私がニッケルハルパを好きなのは、弾いていると楽器から色んな振動を感じること。 体の中に直接その振動が伝わっていて。そして、体に伝わったその振動からの反響を 感じるのです。まるでマッサージみたい。 それに、ニッケルハルパの音は弓で頑張って弾かなくても大きいのです。 その素晴らしい音は、もちろん弓のテクニックも必要ですが、共鳴弦があるからなのです。

私が弾くほとんどの曲は、伝統的な奏法で、伝統的な音色で弾いています。だって、 それは私の母語のようなものですから。 だから、私は人から「伝統に敬意を持っている人、そして、それを恐れず進化させていこうとする人」 と思われたいです。

ニッケルハルパは、スウェーデンの民俗音楽で、特にウップランド地方を代表する楽器です。 ウップランドはスウェーデン中部にあります。 今ではこの楽器は国中に広まりましたが、ウップランドではニッケルハルパの最も長く続いた 伝統があり、それだけでなくその伝統を打ち破り変革もしてきました。

この形は船みたいでしょう。 これは、今日のよくあるニッケルハルパと比べて本当に美しい。これが私の好きな形です。 当初は、もっとシンプルでした。ボドゥンと呼ぶドローン弦は今より多く、そして鍵盤は少なかった。 確か1900年の初めだったと思います。 ニッケルハルパは他の楽器とも一緒に演奏できるように半音階配列の鍵盤を持つ クロマティックタイプの楽器になったのです。

私がニッケルハルパを弾き始めたのは8歳の時です。 私の両親はどちらもミュージシャンで、母はフルート、父はギターを弾きます。だから、両親二人 とも当然、私に何か楽器をさせたかったんです。 そして、これはささやかな反抗でもあったのですが、私がニッケルハルパを目にした時、 これは私自身の表現方法であり、私の楽器、完全に自分のためだけのものになりえると思ったんです。
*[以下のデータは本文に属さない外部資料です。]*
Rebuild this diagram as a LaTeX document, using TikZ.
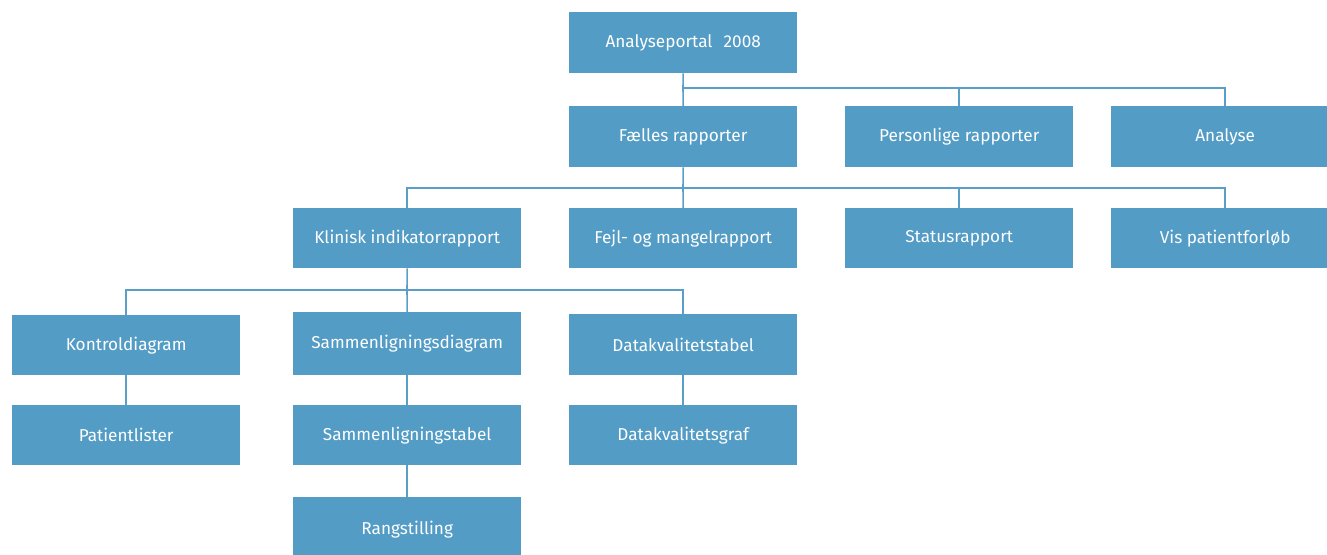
\documentclass[tikz,border=0pt]{standalone}
\usepackage{fontspec}
\setmainfont{Fira Sans}
\definecolor{boxblue}{HTML}{529CC5}
\definecolor{lineblue}{HTML}{5A9FC8}
\begin{document}
\begin{tikzpicture}[x=1pt,y=-1pt,
  box/.style={fill=boxblue, text=white, minimum width=228pt, minimum height=61pt,
    inner sep=0pt, anchor=north west, font=\fontsize{17.2}{20}\selectfont},
  conn/.style={draw=lineblue, line width=1.6pt}]
\useasboundingbox (0,0) rectangle (1327,554);
\clip (0,0) rectangle (1327,554);
\node[box] (ap) at (569,12) {Analyseportal\hspace{0.65em}2008};
\node[box] (fr) at (569,106) {Fælles rapporter};
\node[box] (pr) at (845,106) {Personlige rapporter};
\node[box] (an) at (1111,106) {Analyse};
\node[box, minimum height=60pt] (ki) at (293,208) {Klinisk indikatorrapport};
\node[box, minimum height=60pt] (fm) at (569,208) {Fejl- og mangelrapport};
\node[box, minimum height=60pt] (sr) at (845,208) {Statusrapport};
\node[box, minimum height=60pt] (vp) at (1111,208) {Vis patientforløb};
\node[box, minimum height=60pt] (kd) at (12,315) {Kontroldiagram};
\node[box, minimum height=63pt] (sd) at (293,312) {Sammenligningsdiagram};
\node[box] (dk) at (569,314) {Datakvalitetstabel};
\node[box, minimum height=60pt] (pl) at (12,405) {Patientlister};
\node[box, minimum height=60pt] (stab) at (293,405) {Sammenligningstabel};
\node[box, minimum height=60pt] (dg) at (569,405) {Datakvalitetsgraf};
\node[box, minimum height=64pt] (rg) at (293,497) {Rangstilling};
\coordinate (b1) at (683,88);
\coordinate (b2) at (683,188);
\coordinate (b3) at (407,290);
\draw[conn] (ap.south) -- (b1) -- (fr.north);
\draw[conn] (b1) -| (pr.north);
\draw[conn] (b1) -| (an.north);
\draw[conn] (fr.south) -- (b2) -- (fm.north);
\draw[conn] (b2) -| (ki.north);
\draw[conn] (b2) -| (sr.north);
\draw[conn] (b2) -| (vp.north);
\draw[conn] (ki.south) -- (b3) -- (sd.north);
\draw[conn] (b3) -| (kd.north);
\draw[conn] (b3) -| (dk.north);
\draw[conn] (kd.south) -- (pl.north);
\draw[conn] (sd.south) -- (stab.north);
\draw[conn] (stab.south) -- (rg.north);
\draw[conn] (dk.south) -- (dg.north);
\end{tikzpicture}
\end{document}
もし私がニッケルハルパを弾けなくなったら、生きていけません!そんなの考えられません。 ニッケルハルパは私の心であり、腕であり、ただの楽器じゃなく私の体の一部なのです。 だから、もし私がニッケルハルパを弾けなくなるとしたら、何か別の方法を探さないと… だってニッケルハルパは私の声そのものだから。